Milo had not fielded such a question in a long time, but he still remembered how. “I have always prided myself in keeping fit, sergeant. And did you ever hear of plastic surgery?”
They talked on into the dark night, but Crippen, knowing within himself that he would not be able to change Milo’s mind, made weaker and increasingly weaker attempts to dissuade his savior’s departure, then ceased entirely. The last couple of hours before all retired for what was left of the night were filled with Milo’s reminiscences and anecdotes from his years as a mercenary officer in Africa, the Middle East and various parts of Central and South America.
When the Crippen column headed north, Milo revisited the Bakersfield area long enough to loot a couple of good bows, arrows and accessories and some odds and ends of general camping equipment, then made his way up into the mountains again, seeking to breathe air clean of the cloying stench of decomposing humanity.
Something over a month later, he came down, found a jeeplike vehicle and drove directly to the Noonan place with its generator and powerful short-wave radio. After cleaning the main refrigerator-freezer, he stalked and shot a fat, sizable doe, gathered wild fruits and vegetables from the woods and settled down for a while with the radio.
But it was days before he raised an answering set. Sacramento was unresponsive, by day or by night, and he tried both, at different times each day. It was at night, nearly midnight, that he at last got an answer, such as it was.
“Where are you located, unidentified station? Are you private, governmental or commercial, or are you military?”
“You want to know one hell of a lot without divulging anything yourself,” Milo replied bluntly. “But in answer, I’m a private station a bit northeast of what used to be San Diego, California. Now, who are you and where are you?”
“I am . . . we are, rather, we were a scientific research facility, located in . . . Florida, and that’s all you need to know. Have you been able to raise Washington, D.C.?”
Milo answered. “I haven’t tried ... at least, not recently. It was nuked, you know, one of the first urban areas hit, and hit by more than just one missile, I’ve been told. If you’re some kind of hush-hush government outfit, how come you didn’t know that?”

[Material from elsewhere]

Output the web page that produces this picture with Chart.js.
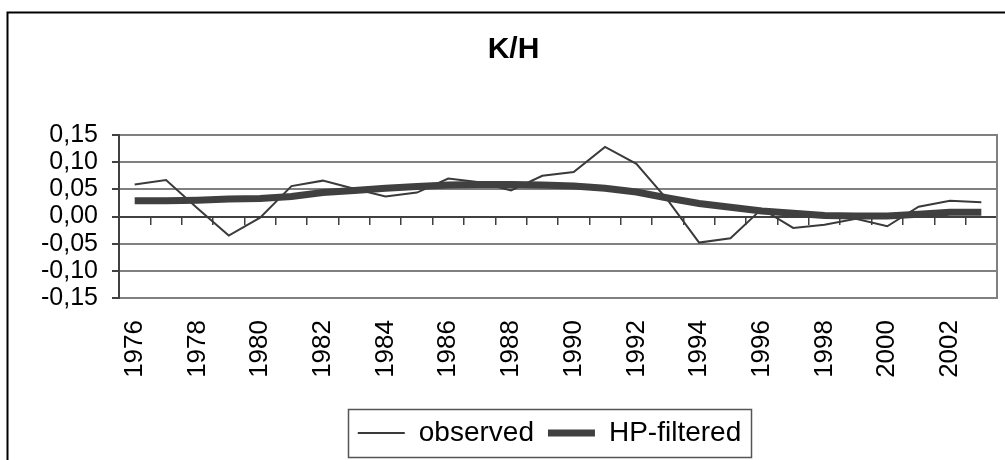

“What we are or were and our sponsorship and funding is none of your concern,” was the somewhat haughty reply. “Who, exactly, are you? How many of you are there?”
“There’s just me, buster. I’m a retired Army officer, speaking to you from the home of the late General Jerry Noonan. Now tell me a bit more about you. What part of Florida are you in? Did as many die off there as did here?” asked Milo, not really expecting a straight answer from the fanatically security-conscious type on the other radio.
“The Cent . . . ahh, we are in north-central Florida,” said the disembodied voice, somewhat hesitantly. “How many died out there?”
“What I’ve seen of California is wall-to-wall corpses, old and young, male and female, of every race and color,” Milo stated baldly. “I’d guesstimate that at least, at least ninety percent of the former population of this state is dead of disease, starvation, violence or just plain fear. What percentage died back east, there?”
After a longish pause, the voice said stiffly, “That is classified information.”
Exasperatedly, Milo snapped, “Buster, you take your fucking stupid, now-needless and silly security shit and shove it way up your arse. Hear me? Either that or jam it up whoever has been prompting you there. There’s not all that much gasoline left for the generator powering this radio, and I’ll be fucked if I’m going to waste airtime on a turd-brained fuck-face and his peckerhead stooge. End of transmission!”